>> START Given data
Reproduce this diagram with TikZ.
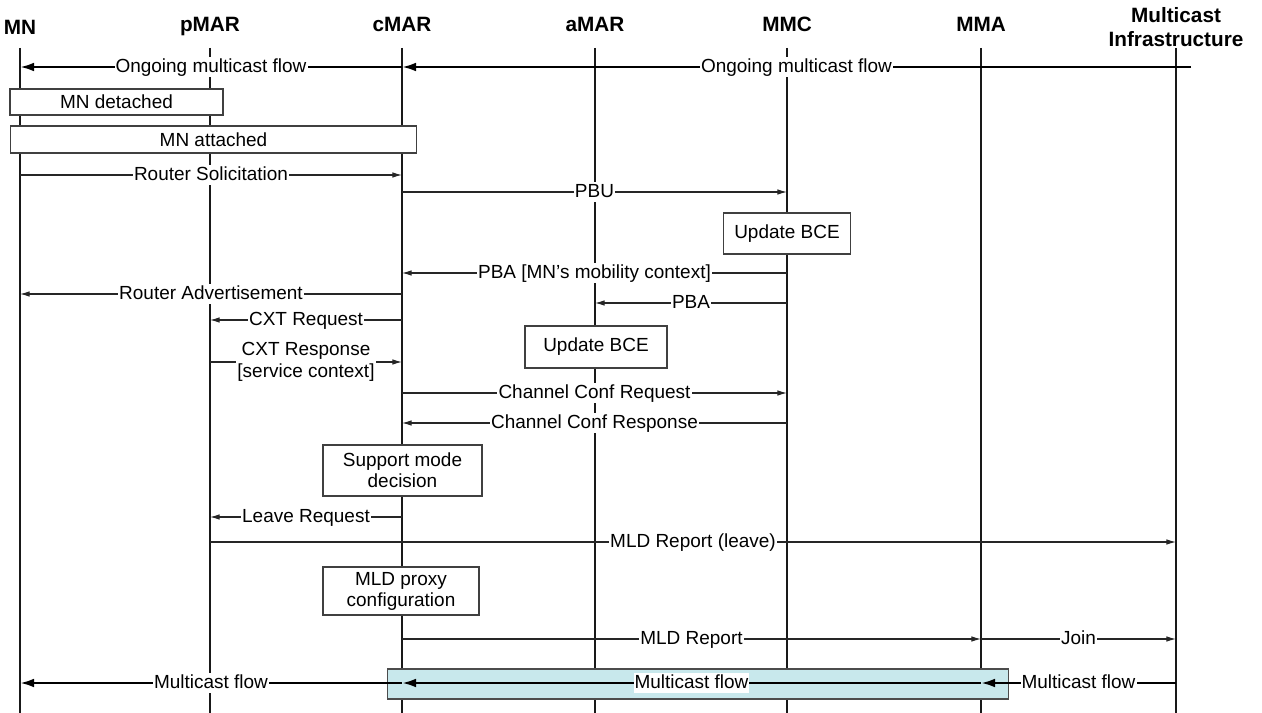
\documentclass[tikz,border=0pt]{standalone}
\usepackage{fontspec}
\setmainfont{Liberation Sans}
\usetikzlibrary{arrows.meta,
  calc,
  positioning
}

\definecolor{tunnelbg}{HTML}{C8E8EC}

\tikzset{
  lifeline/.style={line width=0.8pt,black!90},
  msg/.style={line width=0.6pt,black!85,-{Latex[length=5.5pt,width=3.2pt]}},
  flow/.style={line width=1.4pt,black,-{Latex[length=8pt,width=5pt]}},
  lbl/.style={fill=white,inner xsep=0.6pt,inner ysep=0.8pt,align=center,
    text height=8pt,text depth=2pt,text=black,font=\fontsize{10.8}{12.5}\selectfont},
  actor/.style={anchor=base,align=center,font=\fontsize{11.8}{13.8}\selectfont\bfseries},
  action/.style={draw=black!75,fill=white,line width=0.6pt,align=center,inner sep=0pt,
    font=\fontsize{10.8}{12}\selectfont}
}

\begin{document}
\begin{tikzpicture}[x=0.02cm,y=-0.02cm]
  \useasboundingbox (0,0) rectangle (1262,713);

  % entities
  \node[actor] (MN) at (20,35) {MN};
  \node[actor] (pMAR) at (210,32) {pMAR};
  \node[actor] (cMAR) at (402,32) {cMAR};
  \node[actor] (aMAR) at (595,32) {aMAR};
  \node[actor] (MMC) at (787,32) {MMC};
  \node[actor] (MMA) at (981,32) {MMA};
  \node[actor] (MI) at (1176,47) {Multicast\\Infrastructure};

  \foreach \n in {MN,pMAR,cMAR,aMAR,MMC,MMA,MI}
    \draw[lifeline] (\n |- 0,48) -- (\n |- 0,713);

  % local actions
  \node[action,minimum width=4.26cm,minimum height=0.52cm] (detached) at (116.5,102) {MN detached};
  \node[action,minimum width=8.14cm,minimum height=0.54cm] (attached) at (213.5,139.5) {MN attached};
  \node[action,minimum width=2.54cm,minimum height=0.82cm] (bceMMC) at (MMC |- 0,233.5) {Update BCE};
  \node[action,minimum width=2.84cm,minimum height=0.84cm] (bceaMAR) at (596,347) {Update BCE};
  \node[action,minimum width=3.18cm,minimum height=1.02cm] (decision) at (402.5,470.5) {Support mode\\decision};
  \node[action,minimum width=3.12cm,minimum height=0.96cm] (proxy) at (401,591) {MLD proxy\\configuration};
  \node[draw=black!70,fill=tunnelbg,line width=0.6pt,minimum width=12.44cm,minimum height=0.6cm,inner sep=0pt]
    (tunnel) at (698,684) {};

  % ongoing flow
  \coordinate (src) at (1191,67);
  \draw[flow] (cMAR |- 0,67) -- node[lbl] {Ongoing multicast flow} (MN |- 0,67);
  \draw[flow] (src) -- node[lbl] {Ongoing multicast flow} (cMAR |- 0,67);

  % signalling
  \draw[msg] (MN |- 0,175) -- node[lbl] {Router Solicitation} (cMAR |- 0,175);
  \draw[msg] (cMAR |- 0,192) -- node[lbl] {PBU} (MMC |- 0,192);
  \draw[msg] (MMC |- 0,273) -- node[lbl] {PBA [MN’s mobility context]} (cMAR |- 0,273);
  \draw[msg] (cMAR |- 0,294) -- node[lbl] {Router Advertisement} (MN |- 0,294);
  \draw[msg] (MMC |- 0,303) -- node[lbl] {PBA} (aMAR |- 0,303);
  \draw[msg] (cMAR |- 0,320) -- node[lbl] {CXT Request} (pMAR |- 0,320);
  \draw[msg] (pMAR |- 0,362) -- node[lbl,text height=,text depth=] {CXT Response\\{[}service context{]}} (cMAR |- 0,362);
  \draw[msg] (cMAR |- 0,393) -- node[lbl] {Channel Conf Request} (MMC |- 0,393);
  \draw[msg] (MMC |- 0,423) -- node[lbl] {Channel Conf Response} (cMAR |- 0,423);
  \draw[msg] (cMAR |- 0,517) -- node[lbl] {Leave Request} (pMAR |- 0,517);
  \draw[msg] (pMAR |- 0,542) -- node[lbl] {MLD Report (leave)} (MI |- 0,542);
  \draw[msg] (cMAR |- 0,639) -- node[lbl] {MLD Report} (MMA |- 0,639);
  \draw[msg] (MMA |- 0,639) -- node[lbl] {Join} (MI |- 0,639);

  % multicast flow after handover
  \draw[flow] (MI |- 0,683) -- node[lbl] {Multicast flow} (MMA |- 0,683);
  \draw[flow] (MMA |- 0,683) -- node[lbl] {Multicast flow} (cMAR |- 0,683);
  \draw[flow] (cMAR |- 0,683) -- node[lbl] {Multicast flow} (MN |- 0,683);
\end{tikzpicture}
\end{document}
>> END Given data
→ Problem to solve:
Reproduce all of the data exactly; the pictures do not belong in the copy.

→ Output for this exercise:
Reproduce this diagram with TikZ.
\documentclass[tikz,border=0pt]{standalone}
\usepackage{fontspec}
\setmainfont{Liberation Sans}
\usetikzlibrary{arrows.meta,
  calc,
  positioning
}

\definecolor{tunnelbg}{HTML}{C8E8EC}

\tikzset{
  lifeline/.style={line width=0.8pt,black!90},
  msg/.style={line width=0.6pt,black!85,-{Latex[length=5.5pt,width=3.2pt]}},
  flow/.style={line width=1.4pt,black,-{Latex[length=8pt,width=5pt]}},
  lbl/.style={fill=white,inner xsep=0.6pt,inner ysep=0.8pt,align=center,
    text height=8pt,text depth=2pt,text=black,font=\fontsize{10.8}{12.5}\selectfont},
  actor/.style={anchor=base,align=center,font=\fontsize{11.8}{13.8}\selectfont\bfseries},
  action/.style={draw=black!75,fill=white,line width=0.6pt,align=center,inner sep=0pt,
    font=\fontsize{10.8}{12}\selectfont}
}

\begin{document}
\begin{tikzpicture}[x=0.02cm,y=-0.02cm]
  \useasboundingbox (0,0) rectangle (1262,713);

  % entities
  \node[actor] (MN) at (20,35) {MN};
  \node[actor] (pMAR) at (210,32) {pMAR};
  \node[actor] (cMAR) at (402,32) {cMAR};
  \node[actor] (aMAR) at (595,32) {aMAR};
  \node[actor] (MMC) at (787,32) {MMC};
  \node[actor] (MMA) at (981,32) {MMA};
  \node[actor] (MI) at (1176,47) {Multicast\\Infrastructure};

  \foreach \n in {MN,pMAR,cMAR,aMAR,MMC,MMA,MI}
    \draw[lifeline] (\n |- 0,48) -- (\n |- 0,713);

  % local actions
  \node[action,minimum width=4.26cm,minimum height=0.52cm] (detached) at (116.5,102) {MN detached};
  \node[action,minimum width=8.14cm,minimum height=0.54cm] (attached) at (213.5,139.5) {MN attached};
  \node[action,minimum width=2.54cm,minimum height=0.82cm] (bceMMC) at (MMC |- 0,233.5) {Update BCE};
  \node[action,minimum width=2.84cm,minimum height=0.84cm] (bceaMAR) at (596,347) {Update BCE};
  \node[action,minimum width=3.18cm,minimum height=1.02cm] (decision) at (402.5,470.5) {Support mode\\decision};
  \node[action,minimum width=3.12cm,minimum height=0.96cm] (proxy) at (401,591) {MLD proxy\\configuration};
  \node[draw=black!70,fill=tunnelbg,line width=0.6pt,minimum width=12.44cm,minimum height=0.6cm,inner sep=0pt]
    (tunnel) at (698,684) {};

  % ongoing flow
  \coordinate (src) at (1191,67);
  \draw[flow] (cMAR |- 0,67) -- node[lbl] {Ongoing multicast flow} (MN |- 0,67);
  \draw[flow] (src) -- node[lbl] {Ongoing multicast flow} (cMAR |- 0,67);

  % signalling
  \draw[msg] (MN |- 0,175) -- node[lbl] {Router Solicitation} (cMAR |- 0,175);
  \draw[msg] (cMAR |- 0,192) -- node[lbl] {PBU} (MMC |- 0,192);
  \draw[msg] (MMC |- 0,273) -- node[lbl] {PBA [MN’s mobility context]} (cMAR |- 0,273);
  \draw[msg] (cMAR |- 0,294) -- node[lbl] {Router Advertisement} (MN |- 0,294);
  \draw[msg] (MMC |- 0,303) -- node[lbl] {PBA} (aMAR |- 0,303);
  \draw[msg] (cMAR |- 0,320) -- node[lbl] {CXT Request} (pMAR |- 0,320);
  \draw[msg] (pMAR |- 0,362) -- node[lbl,text height=,text depth=] {CXT Response\\{[}service context{]}} (cMAR |- 0,362);
  \draw[msg] (cMAR |- 0,393) -- node[lbl] {Channel Conf Request} (MMC |- 0,393);
  \draw[msg] (MMC |- 0,423) -- node[lbl] {Channel Conf Response} (cMAR |- 0,423);
  \draw[msg] (cMAR |- 0,517) -- node[lbl] {Leave Request} (pMAR |- 0,517);
  \draw[msg] (pMAR |- 0,542) -- node[lbl] {MLD Report (leave)} (MI |- 0,542);
  \draw[msg] (cMAR |- 0,639) -- node[lbl] {MLD Report} (MMA |- 0,639);
  \draw[msg] (MMA |- 0,639) -- node[lbl] {Join} (MI |- 0,639);

  % multicast flow after handover
  \draw[flow] (MI |- 0,683) -- node[lbl] {Multicast flow} (MMA |- 0,683);
  \draw[flow] (MMA |- 0,683) -- node[lbl] {Multicast flow} (cMAR |- 0,683);
  \draw[flow] (cMAR |- 0,683) -- node[lbl] {Multicast flow} (MN |- 0,683);
\end{tikzpicture}
\end{document}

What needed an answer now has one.